Late afternoon on Friday. The sun had already dipped behind the hills leaving the temple and garden in shadow, but the wide Severn valley and the distant hills of the Cotswolds were lit in a dusky gold light.
I glimpsed the view, a picture of stillness, through the grubby window of one of our guest rooms. I was preparing the room for an old resident who is visiting next week. When I had arrived in the space, carrying the vacuum cleaner and other cleaning supplies, I was thinking more about myself than the guest, “Could I get the room ready today” I wondered, “to give myself a clear day tomorrow?”
As I moved the furniture around, pushing a spare bed from the store room down the corridor and into the room, carrying in some bedside cabinets that weren’t being used anywhere else and taking out some of the strange collections of shelves and tables that had accumulated in the room, I noticed my state of mind changing.
I had stopped thinking about myself, and started to think about the well-being of the coming guests.
The work had become an offering.
All good work, and even play time, or chilling out time, can be an offering if it is done in the right spirit, and doing it in the right spirit transforms our experience of it.
As I polished and cleaned I relaxed into the work. Thinking about the wellbeing of our guests I began to enjoy preparing the room, rather than thinking of what I might have been doing instead.
As the work became an offering my spirits lifted.
I also became aware of how it is my ordinary human selfishness that keeps me out of that state. The greed, hate and delusion that is a frequent reaction to my own sense of lack, my insecurities and my faithlessness keep me out of the ‘offering’ state of mind.
How can we move from one state of mind to the other? A number of things help me: remembering that the offering state of mind is not something to be resented, but is a more satisfying way of being in the world; letting myself become aware of the vulnerability underneath the greed, hate and delusion makes making a wise choice easier; slowly developing faith in a selfless way of being in the world, through trying it out and experimenting with setting good intentions; and deepening my religious faith which directly addresses the insecurities and fears which keep me selfish.

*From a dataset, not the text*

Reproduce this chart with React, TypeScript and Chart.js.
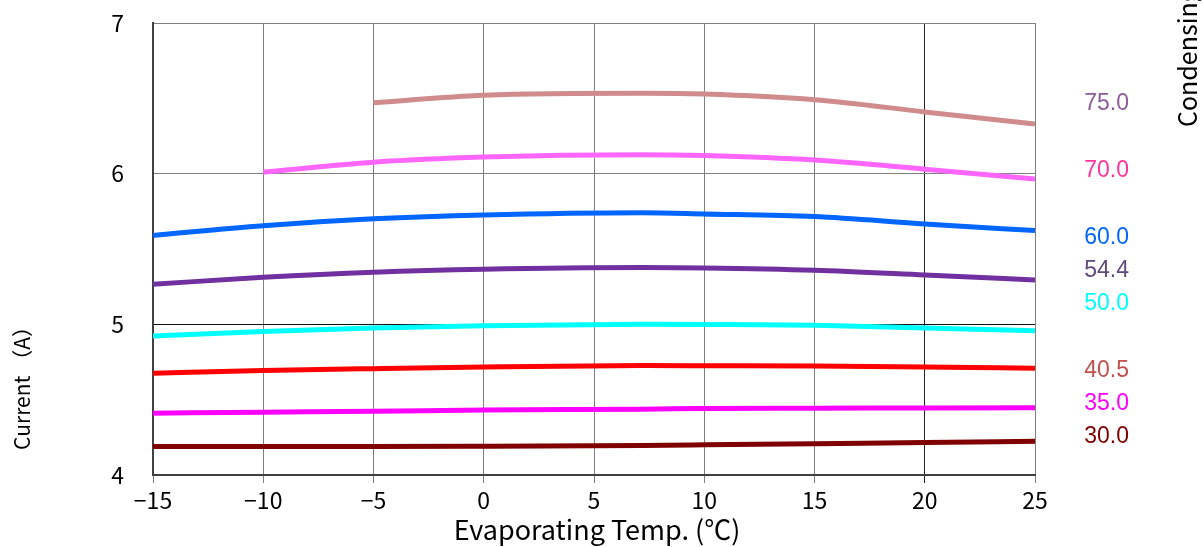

Whilst thinking about this transformation is important, more important (or more profound, perhaps) is the tenderness that arises when I see the human condition clearly: that there is the possibility of selflessness, and there is human foolishness and vulnerability which keeps us from inhabiting that selflesness. And, for me, that tenderness is supported by remembering that there are Buddhas who do embody that selflessness and that I – a foolish being – can recieve their offerings regardless of how well I make my own.